Retype exactly the lines from the first one through the line with "import matplotlib.patches as patches", including both ends; skip any pictures.

==================================================

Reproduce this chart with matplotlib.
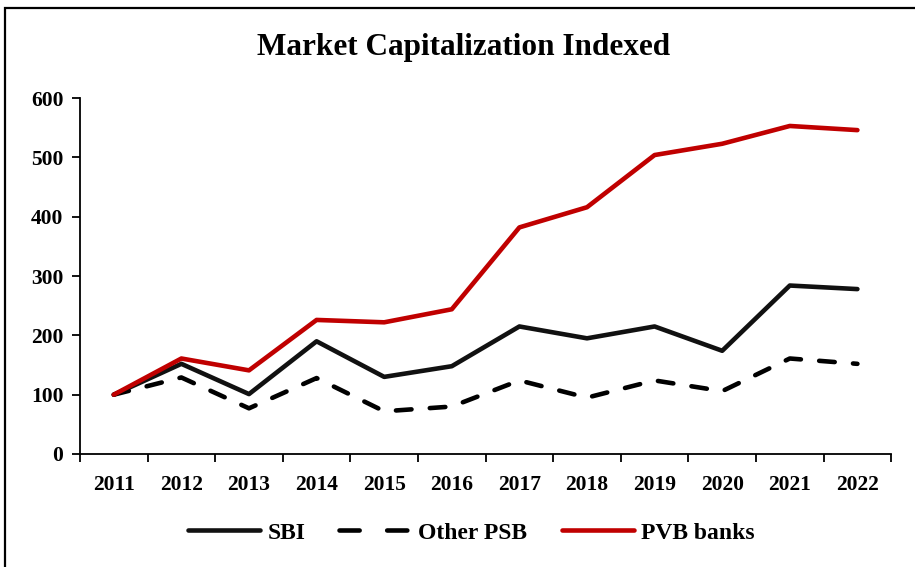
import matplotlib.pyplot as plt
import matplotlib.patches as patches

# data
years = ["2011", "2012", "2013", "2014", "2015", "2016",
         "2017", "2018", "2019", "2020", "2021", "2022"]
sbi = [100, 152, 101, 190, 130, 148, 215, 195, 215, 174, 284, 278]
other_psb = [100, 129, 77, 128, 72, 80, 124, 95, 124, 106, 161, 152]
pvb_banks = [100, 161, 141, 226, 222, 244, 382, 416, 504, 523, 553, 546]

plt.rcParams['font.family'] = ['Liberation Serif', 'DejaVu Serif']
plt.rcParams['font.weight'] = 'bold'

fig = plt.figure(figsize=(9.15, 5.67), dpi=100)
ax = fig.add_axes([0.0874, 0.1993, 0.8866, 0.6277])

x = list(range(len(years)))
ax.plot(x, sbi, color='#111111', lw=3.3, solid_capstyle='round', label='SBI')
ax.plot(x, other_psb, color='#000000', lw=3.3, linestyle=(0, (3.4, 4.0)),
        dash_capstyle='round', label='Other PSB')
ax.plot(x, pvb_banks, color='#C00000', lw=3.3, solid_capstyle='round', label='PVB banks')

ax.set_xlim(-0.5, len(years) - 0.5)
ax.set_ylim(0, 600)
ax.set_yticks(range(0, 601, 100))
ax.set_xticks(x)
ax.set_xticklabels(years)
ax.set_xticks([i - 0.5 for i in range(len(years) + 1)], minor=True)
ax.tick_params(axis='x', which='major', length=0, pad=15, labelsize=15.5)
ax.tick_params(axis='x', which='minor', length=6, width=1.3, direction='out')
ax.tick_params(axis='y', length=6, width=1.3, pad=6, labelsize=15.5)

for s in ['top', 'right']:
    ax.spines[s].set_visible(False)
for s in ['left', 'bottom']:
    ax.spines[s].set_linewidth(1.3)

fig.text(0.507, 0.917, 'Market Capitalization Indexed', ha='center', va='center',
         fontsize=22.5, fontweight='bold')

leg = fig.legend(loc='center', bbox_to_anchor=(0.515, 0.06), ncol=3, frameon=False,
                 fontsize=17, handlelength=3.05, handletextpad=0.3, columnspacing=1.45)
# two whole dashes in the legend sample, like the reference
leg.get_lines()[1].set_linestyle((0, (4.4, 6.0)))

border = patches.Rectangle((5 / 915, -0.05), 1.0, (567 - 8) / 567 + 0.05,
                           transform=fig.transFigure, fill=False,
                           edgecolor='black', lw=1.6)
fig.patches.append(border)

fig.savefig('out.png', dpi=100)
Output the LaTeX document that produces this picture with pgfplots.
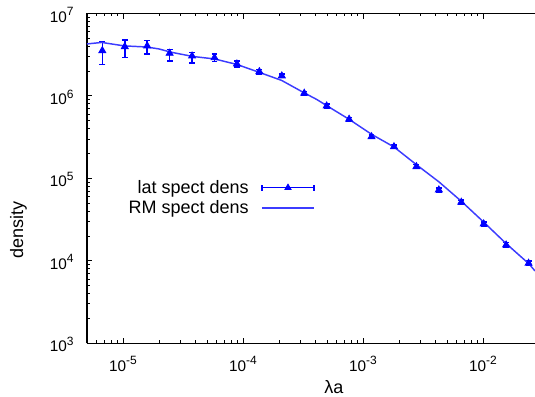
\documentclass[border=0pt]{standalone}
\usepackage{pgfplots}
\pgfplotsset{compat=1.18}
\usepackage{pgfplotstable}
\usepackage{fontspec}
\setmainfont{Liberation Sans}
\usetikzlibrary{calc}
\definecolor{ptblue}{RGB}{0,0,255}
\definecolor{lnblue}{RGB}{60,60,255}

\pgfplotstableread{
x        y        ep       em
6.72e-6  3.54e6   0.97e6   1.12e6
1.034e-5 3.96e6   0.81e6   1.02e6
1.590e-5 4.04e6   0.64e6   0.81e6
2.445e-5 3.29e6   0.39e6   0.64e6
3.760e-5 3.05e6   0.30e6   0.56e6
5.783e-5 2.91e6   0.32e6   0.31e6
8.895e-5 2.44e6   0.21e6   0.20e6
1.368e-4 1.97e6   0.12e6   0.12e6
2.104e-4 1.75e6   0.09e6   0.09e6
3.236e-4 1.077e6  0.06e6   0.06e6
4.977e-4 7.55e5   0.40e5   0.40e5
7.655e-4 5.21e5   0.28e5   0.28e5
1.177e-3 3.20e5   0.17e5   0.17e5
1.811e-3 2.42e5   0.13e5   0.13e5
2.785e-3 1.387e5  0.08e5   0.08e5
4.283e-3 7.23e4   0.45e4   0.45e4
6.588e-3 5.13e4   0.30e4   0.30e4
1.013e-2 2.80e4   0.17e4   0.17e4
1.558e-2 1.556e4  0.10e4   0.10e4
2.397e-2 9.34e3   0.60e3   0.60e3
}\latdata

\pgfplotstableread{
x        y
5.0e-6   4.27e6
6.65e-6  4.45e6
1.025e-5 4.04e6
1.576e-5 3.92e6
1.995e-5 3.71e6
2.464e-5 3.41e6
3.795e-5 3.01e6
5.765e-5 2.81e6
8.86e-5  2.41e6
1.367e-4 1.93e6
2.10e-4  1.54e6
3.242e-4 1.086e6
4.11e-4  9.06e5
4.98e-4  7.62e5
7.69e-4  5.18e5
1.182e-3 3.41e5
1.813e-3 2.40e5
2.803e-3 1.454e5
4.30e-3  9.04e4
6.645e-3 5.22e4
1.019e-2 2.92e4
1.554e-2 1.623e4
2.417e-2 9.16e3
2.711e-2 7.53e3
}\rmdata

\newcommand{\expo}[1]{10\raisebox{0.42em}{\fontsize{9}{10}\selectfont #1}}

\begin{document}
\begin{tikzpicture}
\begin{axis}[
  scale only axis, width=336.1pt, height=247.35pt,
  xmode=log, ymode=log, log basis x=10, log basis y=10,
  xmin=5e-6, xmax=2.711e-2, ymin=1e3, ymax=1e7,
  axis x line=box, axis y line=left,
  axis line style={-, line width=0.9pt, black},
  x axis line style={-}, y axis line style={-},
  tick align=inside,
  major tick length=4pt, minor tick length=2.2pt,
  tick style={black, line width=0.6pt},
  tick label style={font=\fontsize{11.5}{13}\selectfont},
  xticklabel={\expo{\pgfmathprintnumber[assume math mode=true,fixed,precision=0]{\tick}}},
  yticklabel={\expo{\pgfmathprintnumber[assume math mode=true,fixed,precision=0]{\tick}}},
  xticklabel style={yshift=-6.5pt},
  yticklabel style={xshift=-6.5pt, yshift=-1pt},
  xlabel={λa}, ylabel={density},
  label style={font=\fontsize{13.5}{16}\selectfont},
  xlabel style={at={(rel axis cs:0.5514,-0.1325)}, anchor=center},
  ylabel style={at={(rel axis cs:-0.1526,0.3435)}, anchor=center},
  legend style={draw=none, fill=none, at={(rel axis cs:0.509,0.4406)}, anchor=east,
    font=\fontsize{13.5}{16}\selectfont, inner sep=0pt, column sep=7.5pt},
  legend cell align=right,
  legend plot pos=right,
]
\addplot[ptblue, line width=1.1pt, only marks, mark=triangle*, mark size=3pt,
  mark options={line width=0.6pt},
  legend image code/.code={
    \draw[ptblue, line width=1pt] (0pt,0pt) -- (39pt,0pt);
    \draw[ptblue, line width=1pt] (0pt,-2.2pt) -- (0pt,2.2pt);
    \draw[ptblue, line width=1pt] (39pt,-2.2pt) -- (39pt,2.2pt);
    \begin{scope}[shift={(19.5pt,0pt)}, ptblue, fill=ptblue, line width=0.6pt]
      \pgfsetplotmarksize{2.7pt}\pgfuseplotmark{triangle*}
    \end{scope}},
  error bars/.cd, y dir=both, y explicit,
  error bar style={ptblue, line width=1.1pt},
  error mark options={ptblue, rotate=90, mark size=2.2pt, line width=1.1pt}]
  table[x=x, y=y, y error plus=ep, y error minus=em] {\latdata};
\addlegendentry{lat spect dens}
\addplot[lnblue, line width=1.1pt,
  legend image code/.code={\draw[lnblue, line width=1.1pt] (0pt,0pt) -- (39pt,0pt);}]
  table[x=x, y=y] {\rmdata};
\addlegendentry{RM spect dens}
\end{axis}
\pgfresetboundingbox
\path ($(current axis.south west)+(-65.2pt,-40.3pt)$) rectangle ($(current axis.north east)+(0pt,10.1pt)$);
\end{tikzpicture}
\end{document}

==================================================

EXPECTED ANSWER
Reproduce this chart with matplotlib.
import matplotlib.pyplot as plt
import matplotlib.patches as patches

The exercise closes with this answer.